● TASK INPUTS

---+---

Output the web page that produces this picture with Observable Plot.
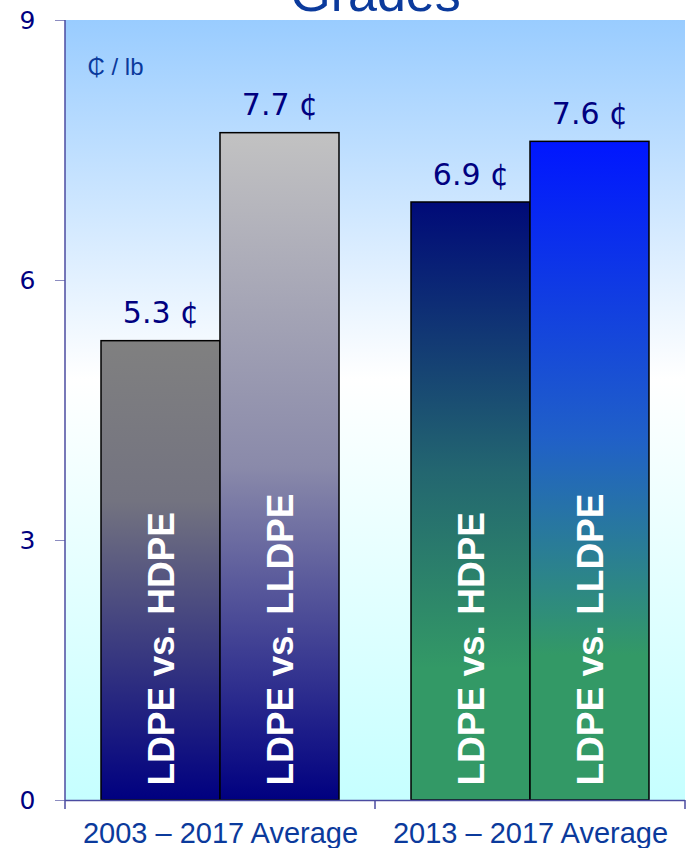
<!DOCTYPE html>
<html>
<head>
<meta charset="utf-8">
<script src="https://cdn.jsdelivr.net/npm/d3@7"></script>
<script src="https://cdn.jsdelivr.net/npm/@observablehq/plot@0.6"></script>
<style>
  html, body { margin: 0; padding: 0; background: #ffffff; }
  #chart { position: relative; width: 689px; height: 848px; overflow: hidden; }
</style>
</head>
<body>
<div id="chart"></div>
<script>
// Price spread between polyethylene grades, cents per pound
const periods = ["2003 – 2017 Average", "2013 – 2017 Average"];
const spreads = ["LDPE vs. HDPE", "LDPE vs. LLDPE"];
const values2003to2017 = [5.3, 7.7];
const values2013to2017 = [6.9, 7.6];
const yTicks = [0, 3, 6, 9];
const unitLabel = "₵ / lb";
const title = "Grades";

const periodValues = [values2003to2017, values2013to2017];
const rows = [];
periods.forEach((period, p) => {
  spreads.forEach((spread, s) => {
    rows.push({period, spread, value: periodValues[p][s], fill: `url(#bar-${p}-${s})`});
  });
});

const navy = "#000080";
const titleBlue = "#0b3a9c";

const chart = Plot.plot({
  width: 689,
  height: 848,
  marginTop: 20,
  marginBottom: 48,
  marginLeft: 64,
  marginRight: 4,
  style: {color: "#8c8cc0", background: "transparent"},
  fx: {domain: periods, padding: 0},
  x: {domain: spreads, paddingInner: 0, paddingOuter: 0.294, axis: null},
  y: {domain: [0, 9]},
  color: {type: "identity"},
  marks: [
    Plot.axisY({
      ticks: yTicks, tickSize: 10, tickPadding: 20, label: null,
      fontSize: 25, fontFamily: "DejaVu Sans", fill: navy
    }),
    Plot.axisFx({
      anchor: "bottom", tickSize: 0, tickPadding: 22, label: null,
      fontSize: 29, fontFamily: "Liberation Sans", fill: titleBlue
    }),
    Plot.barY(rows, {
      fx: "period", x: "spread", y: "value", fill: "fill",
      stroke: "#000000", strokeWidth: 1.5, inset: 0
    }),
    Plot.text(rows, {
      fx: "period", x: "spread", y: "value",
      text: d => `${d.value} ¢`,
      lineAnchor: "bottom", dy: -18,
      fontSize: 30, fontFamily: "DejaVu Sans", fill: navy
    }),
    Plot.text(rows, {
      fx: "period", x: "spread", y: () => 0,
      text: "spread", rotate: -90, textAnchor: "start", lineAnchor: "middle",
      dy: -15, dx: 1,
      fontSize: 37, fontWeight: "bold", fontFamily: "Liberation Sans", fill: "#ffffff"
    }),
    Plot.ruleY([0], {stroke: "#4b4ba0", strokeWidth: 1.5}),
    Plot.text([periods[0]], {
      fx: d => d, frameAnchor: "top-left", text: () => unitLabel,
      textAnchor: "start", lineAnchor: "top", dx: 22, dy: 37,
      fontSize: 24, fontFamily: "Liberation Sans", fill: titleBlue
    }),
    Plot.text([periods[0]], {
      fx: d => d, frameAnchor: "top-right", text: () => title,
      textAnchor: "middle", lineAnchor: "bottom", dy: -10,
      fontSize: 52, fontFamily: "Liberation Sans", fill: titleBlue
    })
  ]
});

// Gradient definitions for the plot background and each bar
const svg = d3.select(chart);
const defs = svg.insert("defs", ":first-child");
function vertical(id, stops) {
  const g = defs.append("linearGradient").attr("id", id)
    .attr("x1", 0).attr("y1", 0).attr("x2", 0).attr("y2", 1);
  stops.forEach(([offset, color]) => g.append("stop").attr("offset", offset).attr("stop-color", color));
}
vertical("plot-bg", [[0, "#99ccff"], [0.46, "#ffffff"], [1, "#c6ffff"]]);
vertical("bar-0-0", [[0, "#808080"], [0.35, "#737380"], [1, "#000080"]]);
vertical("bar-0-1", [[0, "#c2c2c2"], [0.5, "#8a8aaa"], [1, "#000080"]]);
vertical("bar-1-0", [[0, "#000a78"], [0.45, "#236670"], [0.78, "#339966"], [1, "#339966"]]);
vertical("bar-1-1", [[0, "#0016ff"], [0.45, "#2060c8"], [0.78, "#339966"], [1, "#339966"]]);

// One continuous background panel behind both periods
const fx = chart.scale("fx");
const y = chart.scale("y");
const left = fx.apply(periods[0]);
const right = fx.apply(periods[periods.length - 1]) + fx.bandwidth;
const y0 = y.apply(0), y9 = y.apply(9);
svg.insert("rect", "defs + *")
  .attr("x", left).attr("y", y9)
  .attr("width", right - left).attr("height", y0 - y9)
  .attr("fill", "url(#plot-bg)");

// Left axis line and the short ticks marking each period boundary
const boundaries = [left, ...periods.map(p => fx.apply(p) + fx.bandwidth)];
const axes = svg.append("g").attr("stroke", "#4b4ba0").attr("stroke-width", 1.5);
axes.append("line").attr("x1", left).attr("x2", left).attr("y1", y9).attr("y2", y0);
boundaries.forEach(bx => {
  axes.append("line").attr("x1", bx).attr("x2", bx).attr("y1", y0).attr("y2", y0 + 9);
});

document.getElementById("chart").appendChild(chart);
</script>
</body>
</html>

---+---

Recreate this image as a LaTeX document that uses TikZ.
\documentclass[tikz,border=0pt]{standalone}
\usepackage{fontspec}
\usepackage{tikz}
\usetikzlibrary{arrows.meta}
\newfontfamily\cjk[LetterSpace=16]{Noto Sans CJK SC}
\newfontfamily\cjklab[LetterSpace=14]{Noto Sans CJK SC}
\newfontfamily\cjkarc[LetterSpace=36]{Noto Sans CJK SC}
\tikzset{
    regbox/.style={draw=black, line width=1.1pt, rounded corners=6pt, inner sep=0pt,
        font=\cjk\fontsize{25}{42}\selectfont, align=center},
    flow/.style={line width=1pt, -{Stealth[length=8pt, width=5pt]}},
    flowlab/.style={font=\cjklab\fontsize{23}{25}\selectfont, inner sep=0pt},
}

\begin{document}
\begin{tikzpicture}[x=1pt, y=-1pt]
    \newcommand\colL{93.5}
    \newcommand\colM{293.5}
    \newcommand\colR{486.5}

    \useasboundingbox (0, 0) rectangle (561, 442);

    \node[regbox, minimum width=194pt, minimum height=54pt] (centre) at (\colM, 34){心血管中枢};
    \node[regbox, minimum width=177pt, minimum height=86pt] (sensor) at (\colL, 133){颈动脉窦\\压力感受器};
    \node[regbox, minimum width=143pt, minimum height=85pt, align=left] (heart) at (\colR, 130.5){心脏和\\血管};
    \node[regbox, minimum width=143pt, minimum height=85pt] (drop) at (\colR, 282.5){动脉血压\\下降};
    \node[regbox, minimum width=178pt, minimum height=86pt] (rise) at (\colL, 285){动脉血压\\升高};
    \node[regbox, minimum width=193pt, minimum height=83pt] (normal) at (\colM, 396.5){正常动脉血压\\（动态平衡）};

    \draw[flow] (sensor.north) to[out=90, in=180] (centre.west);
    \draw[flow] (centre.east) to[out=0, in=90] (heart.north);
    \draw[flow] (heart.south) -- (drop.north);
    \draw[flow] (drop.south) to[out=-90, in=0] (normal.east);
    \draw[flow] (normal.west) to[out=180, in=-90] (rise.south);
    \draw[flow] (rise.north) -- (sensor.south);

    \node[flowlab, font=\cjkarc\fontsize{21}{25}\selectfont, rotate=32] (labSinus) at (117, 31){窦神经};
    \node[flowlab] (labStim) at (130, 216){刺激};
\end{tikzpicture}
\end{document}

---+---

Starting at the line that contains "Recreate this image" and ending at the line that contains "rectangle (561, 442);", retype each line exactly; omit everything outside that range.

● CORRECT RESPONSE
Recreate this image as a LaTeX document that uses TikZ.
\documentclass[tikz,border=0pt]{standalone}
\usepackage{fontspec}
\usepackage{tikz}
\usetikzlibrary{arrows.meta}
\newfontfamily\cjk[LetterSpace=16]{Noto Sans CJK SC}
\newfontfamily\cjklab[LetterSpace=14]{Noto Sans CJK SC}
\newfontfamily\cjkarc[LetterSpace=36]{Noto Sans CJK SC}
\tikzset{
    regbox/.style={draw=black, line width=1.1pt, rounded corners=6pt, inner sep=0pt,
        font=\cjk\fontsize{25}{42}\selectfont, align=center},
    flow/.style={line width=1pt, -{Stealth[length=8pt, width=5pt]}},
    flowlab/.style={font=\cjklab\fontsize{23}{25}\selectfont, inner sep=0pt},
}

\begin{document}
\begin{tikzpicture}[x=1pt, y=-1pt]
    \newcommand\colL{93.5}
    \newcommand\colM{293.5}
    \newcommand\colR{486.5}

    \useasboundingbox (0, 0) rectangle (561, 442);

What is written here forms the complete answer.